Coherent injection of magnetic noise and its impact on gravitational-wave searches

TL;DR

This paper demonstrates the first coherent magnetic noise injection between LIGO detectors, assessing its impact on gravitational-wave searches and testing noise subtraction methods like Wiener filtering.

Contribution

It introduces a novel broadband magnetic noise injection method and evaluates noise projection and subtraction techniques for gravitational-wave detectors.

Findings

Wiener filtering effectively reduces magnetic noise contamination.

Coherent magnetic noise injection impacts gravitational-wave data analysis.

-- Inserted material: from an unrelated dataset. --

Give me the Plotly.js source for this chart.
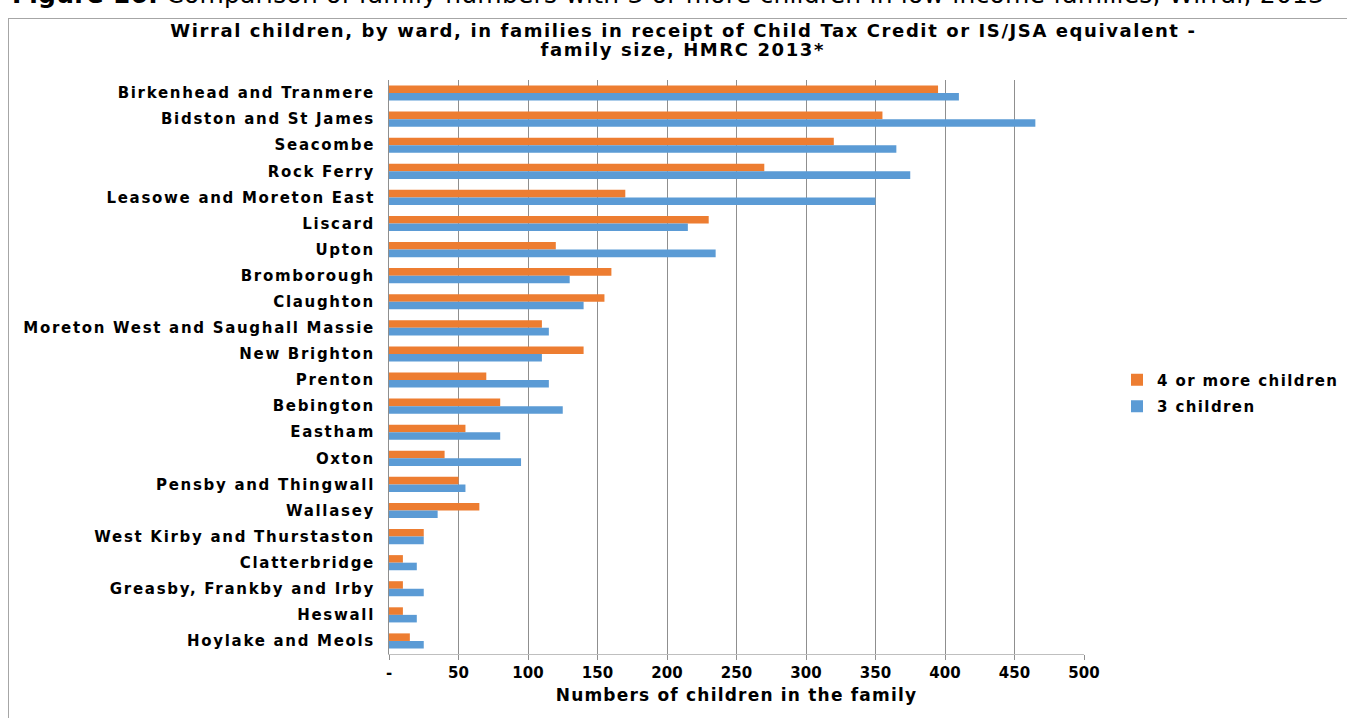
<!DOCTYPE html>
<html>
<head>
<meta charset="utf-8">
<script src="https://cdn.plot.ly/plotly-3.0.1.min.js"></script>
<style>
html,body{margin:0;padding:0;background:#fff;overflow:hidden;}
#chart{width:1347px;height:718px;}
#chart .ytick text{letter-spacing:1.7px;}
#chart .xtitle{letter-spacing:1.2px;}
#chart .legendtext{letter-spacing:1.4px;}
</style>
</head>
<body>
<div id="chart"></div>
<script>
const wards = [
  "Birkenhead and Tranmere","Bidston and St James","Seacombe","Rock Ferry",
  "Leasowe and Moreton East","Liscard","Upton","Bromborough","Claughton",
  "Moreton West and Saughall Massie","New Brighton","Prenton","Bebington",
  "Eastham","Oxton","Pensby and Thingwall","Wallasey","West Kirby and Thurstaston",
  "Clatterbridge","Greasby, Frankby and Irby","Heswall","Hoylake and Meols"
];
const fourPlus = [395,355,320,270,170,230,120,160,155,110,140,70,80,55,40,50,65,25,10,10,10,15];
const threeKids = [410,465,365,375,350,215,235,130,140,115,110,115,125,80,95,55,35,25,20,25,20,25];
const tickVals = [0,50,100,150,200,250,300,350,400,450,500];
const tickText = ["-","50","100","150","200","250","300","350","400","450","500"];
const titleLines = [
  "Wirral children, by ward, in families in receipt of Child Tax Credit or IS/JSA equivalent -",
  "family size, HMRC 2013*"
];

const FONT = "DejaVu Sans, Liberation Sans, Arial, sans-serif";

const traces = [
  {type:"bar", orientation:"h", name:"4 or more children", y:wards, x:fourPlus,
   legendgroup:"a", marker:{color:"#ED7D31"}},
  {type:"bar", orientation:"h", name:"3 children", y:wards, x:threeKids,
   legendgroup:"b", marker:{color:"#5B9BD5"}}
];

// plot area: x 389..1084, y 80..654 (pixels)
const L=389, R=1084, T=80, B=654, W=R-L, H=B-T;
const px = v => (v-L)/W;
const py = v => (B-v)/H;

const layout = {
  width:1347, height:718,
  margin:{l:L, r:1347-R, t:T, b:718-B, pad:0},
  paper_bgcolor:"#fff", plot_bgcolor:"#fff",
  barmode:"group", bargap:0.42, bargroupgap:0,
  font:{family:FONT, color:"#000"},
  xaxis:{
    range:[0,500], tickvals:tickVals, ticktext:tickText,
    showgrid:true, gridcolor:"#8f8f8f", gridwidth:1,
    showline:true, linecolor:"#bfbfbf", linewidth:1,
    ticks:"outside", ticklen:5, tickcolor:"#8f8f8f",
    zeroline:false,
    tickfont:{family:FONT, size:15, color:"#000", weight:"bold"},
    title:{text:"<b>Numbers of children in the family</b>", font:{family:FONT, size:17, color:"#000"}, standoff:8},
    fixedrange:true
  },
  yaxis:{
    type:"category", autorange:"reversed",
    showgrid:false, showline:true, linecolor:"#8f8f8f", linewidth:1,
    ticks:"", ticklabelstandoff:10,
    tickfont:{family:FONT, size:15, color:"#000", weight:"bold"},
    fixedrange:true
  },
  legend:{
    x:px(1117), xanchor:"left", y:py(393), yanchor:"middle",
    traceorder:"grouped", tracegroupgap:4,
    font:{family:FONT, size:15, color:"#000", weight:"bold"},
    bgcolor:"rgba(0,0,0,0)", itemwidth:30
  },
  annotations:[
    {text:"<b>Figure 16:</b> Comparison of family numbers with 3 or more children in low income families, Wirral, 2013",
     xref:"paper", yref:"paper", x:px(20), xanchor:"left", y:py(11), yanchor:"bottom",
     showarrow:false, font:{family:FONT, size:25, color:"#000"}},
    {text:"<b>"+titleLines[0]+"</b>",
     xref:"paper", yref:"paper", x:px(683), xanchor:"center", y:py(31), yanchor:"middle",
     showarrow:false, font:{family:FONT, size:18, color:"#000"}},
    {text:"<b>"+titleLines[1]+"</b>",
     xref:"paper", yref:"paper", x:px(683), xanchor:"center", y:py(49), yanchor:"middle",
     showarrow:false, font:{family:FONT, size:18, color:"#000"}}
  ],
  shapes:[
    {type:"line", xref:"paper", yref:"paper", x0:px(8), x1:px(1350), y0:py(18.5), y1:py(18.5),
     line:{color:"#a6a6a6", width:1}},
    {type:"line", xref:"paper", yref:"paper", x0:px(8.5), x1:px(8.5), y0:py(18.5), y1:py(720),
     line:{color:"#a6a6a6", width:1}}
  ],
  showlegend:true
};

Plotly.newPlot("chart", traces, layout, {displayModeBar:false, staticPlot:true}).then(gd => {
  const anns = gd.querySelectorAll(".annotation");
  const cap = anns[0] && anns[0].querySelector("text");
  if (cap) cap.style.letterSpacing = "0.2px";
  [1,2].forEach(i => {
    const t = anns[i] && anns[i].querySelector("text");
    if (t) t.style.letterSpacing = "1.6px";
  });
  // let the letter-spaced legend text show in full
  gd.querySelectorAll(".legend .scrollbox").forEach(s => s.removeAttribute("clip-path"));
});
</script>
</body>
</html>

The study provides a new testing framework for noise mitigation in gravitational-wave detection.

Abstract

Correlated noise sources, particularly magnetic noise, form a risk to future gravitational-wave searches aimed at detecting the gravitational-wave background. Potential noise contamination is investigated by making noise projections which typically rely on an accurate measurement of the coupling strength of the noise to the detector. To make these projections, we inject, for the first time, broadband, coherent magnetic noise between two gravitational-wave detectors, LIGO Hanford and LIGO Livingston, separated by several thousands of kilometers. We describe the noise injection as well as its impact on the analysis pipelines and investigate the accuracy of noise projection techniques used in the past decade. Finally, we present a proof-of-concept demonstration of noise subtraction using Wiener filtering, while also highlighting potential risks associated with this method. This unique data set with correlated noise caused by magnetic field fluctuations in two gravitational-wave detectors, as well as in an array of witness sensors, provides an excellent testing ground for additional future studies. Ultimately, this study demonstrates that Wiener filtering is effective and can be applied in the eventual detection of the gravitational-wave background by the LIGO-Virgo-KAGRA Collaboration.